SSH keys & the coming apocalypse
[Anonymous because I can hear the black helicopters hovering overhead.]
I used to work somewhere with a machine closely related to ARCHER: I think I may have had an account on ARCHER but I'm not sure. One of the reasons I eventually left was the repeated amusing cycle of:
ac: 'you have a security problem around x: here are some approaches you could use to fix this, I'm very willing to help you do that because I am quite good at thinking about this stuff'. them: [very many polite words explaining why they couldn't be bothered fixing it as it would inconvenience the science people and would also just generally mean they would have to think about security and who cares about that]. ac: 'you didn't read my suggestion: if you did what I suggest the science people would not even notice. Also you are doing stuff here which is critical to the security of the country, you really do want to think about security'. them: [repeat previous statement with more and different words]. ac: [gets depressed, gives up, leaves organisation, rants on The Register, dies in ditch].
So, the basic deal with SSH keys here is this: you need to be able to run jobs on the HPC. Those jobs involve lots of stages: extract code for model from repo, do configurationy stuff, compile code for machine, do lots more configurationy stuff, run model for n cycles, postprocess, archive output, run model for another n cycles, postprocess, archive iterate that a few hundred times, clean up, shut down. During that time things will die: the model will hit some bad thing and will fall over, so you'll need to be able to go in, perturb things a bit from the previous cycle and restart the cycle that died and so on. All of the substantive steps run by submitting jobs into whatever Cray's batch scheduler is, which I forget, but it's some open source thing, so there's also a lot of stuff like 'wait for job to find enough nodes to run on'.
Many of these jobs run for months of wallclock time: possibly years in some cases: I ran jobs which ran for hundreds of days.
So all of this is run by, essentially, some agent on your behalf and you talk to the agent by ssh from your login machine, and it then talks to other bits of the system, also by ssh. The agent itself will often die during this the course of a job, so it carefully keeps all its state in files. In general you really want to be able to recover things when things die, so everything dumps state in files every fairly short while. The whole system needs to be able to recover from a complete cold start of everything: you really do not want to lose half-a-year's run because someone did the equivalent of tripping over the power lead. There's a good chance the OS will be upgraded on some of all of the system during a run.

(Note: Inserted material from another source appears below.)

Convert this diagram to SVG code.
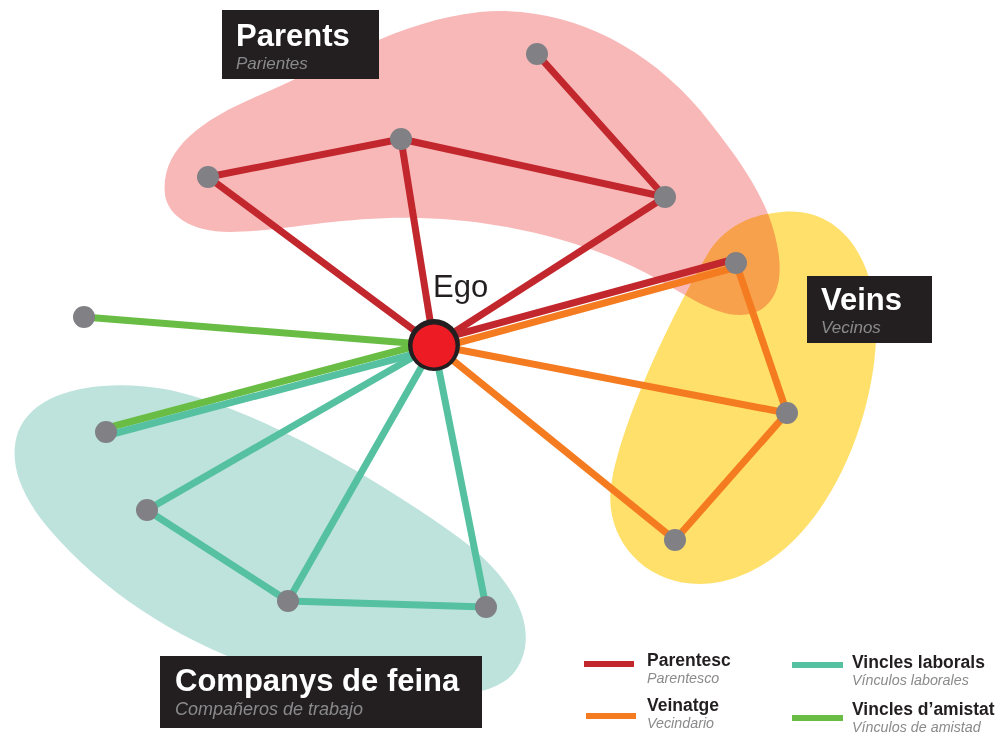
<svg xmlns="http://www.w3.org/2000/svg" width="1005" height="735" viewBox="0 0 1005 735">
<style>
.e{stroke-width:7;fill:none;stroke-linecap:butt}
.red{stroke:#c1272d}.ora{stroke:#f47b20}.tea{stroke:#55c1a0}.gre{stroke:#69bd45}
.n{fill:#808085}
.box{fill:#231f20}
.t{font-family:"Liberation Sans",Arial,sans-serif;font-weight:bold;fill:#fff;font-size:31px}
.s{font-family:"Liberation Sans",Arial,sans-serif;font-style:italic;fill:#8a8a8c;font-size:17px}
.lt{font-family:"Liberation Sans",Arial,sans-serif;font-weight:bold;fill:#231f20;font-size:17.5px}
.ls{font-family:"Liberation Sans",Arial,sans-serif;font-style:italic;fill:#8a8a8c;font-size:14.3px}
</style>
<rect width="1005" height="735" fill="#fff"/>
<g id="blobs">
<path d="M18,432 C35,388 105,378 170,390 C260,410 380,480 462,540 C522,585 542,640 512,675 C482,705 400,700 300,680 C200,655 110,600 50,530 C20,495 8,462 18,432 Z" fill="#bde3dc"/>
<path d="M782,212 C842,206 880,262 876,340 C872,430 820,560 720,582 C650,595 600,540 612,480 C625,410 680,300 710,250 C730,222 757,214 782,212 Z" fill="#ffe06b"/>
<path d="M165,195 C160,150 200,120 260,95 C330,65 400,20 480,12 C560,5 640,40 700,110 C740,160 770,200 778,250 C785,290 770,315 740,315 C710,315 680,290 640,270 C580,240 500,220 420,218 C340,216 280,232 230,232 C190,232 168,215 165,195 Z" fill="#f8b8b8" style="mix-blend-mode:multiply"/>
</g>
<g id="connectors">
<line class="e red" x1="537" y1="54" x2="665" y2="197"/>
<line class="e red" x1="401" y1="139" x2="665" y2="197"/>
<line class="e red" x1="401" y1="139" x2="208" y2="177"/>
<line class="e red" x1="208" y1="177" x2="434" y2="345"/>
<line class="e red" x1="401" y1="139" x2="434" y2="345"/>
<line class="e red" x1="665" y1="197" x2="434" y2="345"/>
<line class="e red" x1="735" y1="259" x2="433" y2="341"/>
<line class="e ora" x1="737" y1="267" x2="435" y2="349"/>
<line class="e ora" x1="736" y1="263" x2="787" y2="413"/>
<line class="e ora" x1="434" y1="345" x2="787" y2="413"/>
<line class="e ora" x1="434" y1="345" x2="675" y2="540"/>
<line class="e ora" x1="675" y1="540" x2="787" y2="413"/>
<line class="e gre" x1="84" y1="317" x2="434" y2="345"/>
<line class="e gre" x1="105" y1="428.5" x2="433" y2="341.5"/>
<line class="e tea" x1="107" y1="435.5" x2="435" y2="348.5"/>
<line class="e tea" x1="147" y1="510" x2="434" y2="345"/>
<line class="e tea" x1="288" y1="601" x2="434" y2="345"/>
<line class="e tea" x1="486" y1="607" x2="434" y2="345"/>
<line class="e tea" x1="147" y1="510" x2="288" y2="601"/>
<line class="e tea" x1="288" y1="601" x2="486" y2="607"/>
</g>
<g id="ego">
<circle cx="434" cy="345" r="26" fill="#231f20"/>
<circle cx="434" cy="346" r="21.5" fill="#ed1c24"/>
<text x="433" y="297" font-family="Liberation Sans,Arial,sans-serif" font-size="31" fill="#231f20">Ego</text>
</g>
<g id="p1"><circle class="n" cx="537" cy="54" r="11"/></g>
<g id="p2"><circle class="n" cx="401" cy="139" r="11"/></g>
<g id="p3"><circle class="n" cx="208" cy="177" r="11"/></g>
<g id="p4"><circle class="n" cx="665" cy="197" r="11"/></g>
<g id="v1"><circle class="n" cx="736" cy="263" r="11"/></g>
<g id="v2"><circle class="n" cx="787" cy="413" r="11"/></g>
<g id="v3"><circle class="n" cx="675" cy="540" r="11"/></g>
<g id="f1"><circle class="n" cx="84" cy="317" r="11"/></g>
<g id="c1"><circle class="n" cx="106" cy="432" r="11"/></g>
<g id="c2"><circle class="n" cx="147" cy="510" r="11"/></g>
<g id="c3"><circle class="n" cx="288" cy="601" r="11"/></g>
<g id="c4"><circle class="n" cx="486" cy="607" r="11"/></g>
<g id="label-parents">
<rect class="box" x="222" y="10" width="157" height="69"/>
<text class="t" x="236" y="46">Parents</text>
<text class="s" x="236" y="69">Parientes</text>
</g>
<g id="label-veins">
<rect class="box" x="807" y="276" width="125" height="67"/>
<text class="t" x="821" y="310">Veins</text>
<text class="s" x="821" y="333">Vecinos</text>
</g>
<g id="label-companys">
<rect class="box" x="160" y="656" width="322" height="72"/>
<text class="t" x="175" y="691">Companys de feina</text>
<text class="s" x="175" y="715" style="font-size:18px">Compañeros de trabajo</text>
</g>
<g id="legend">
<line class="red" x1="584" y1="664" x2="634" y2="664" stroke-width="6"/>
<text class="lt" x="647" y="666">Parentesc</text>
<text class="ls" x="647" y="683">Parentesco</text>
<line class="ora" x1="586" y1="716" x2="636" y2="716" stroke-width="6"/>
<text class="lt" x="647" y="711">Veinatge</text>
<text class="ls" x="647" y="728">Vecindario</text>
<line class="tea" x1="792" y1="665" x2="843" y2="665" stroke-width="6"/>
<text class="lt" x="852" y="668">Vincles laborals</text>
<text class="ls" x="852" y="685">Vínculos laborales</text>
<line class="gre" x1="792" y1="718" x2="843" y2="718" stroke-width="6"/>
<text class="lt" x="852" y="715">Vincles d’amistat</text>
<text class="ls" x="852" y="732">Vínculos de amistad</text>
</g>
</svg>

So things like SSH agent forwarding are not even close to being solutions for this, because no single part of the system, other than the filesystem, will survive for the duraton of a job.
So there are some possible solutions to this, which would at least include manufacturing per-job pairs of SSH keys which never got reused. But that is, of course, not what they do. What they do is say that your SSH keys need not to have passphrases, so the system can get access to your private key and things can work. Because that will be fine.
Well, of course, it's not fine. Will they learn from this? No, of course they won't. Are there other security problems, both logical and physical: hell yes there are. Will something really bad happen in due course as a result: yes, of course it will.
I have a paper I wrote on all this before leaving which I'm tempted to make public but no doubt I would be in violation of everything if I did.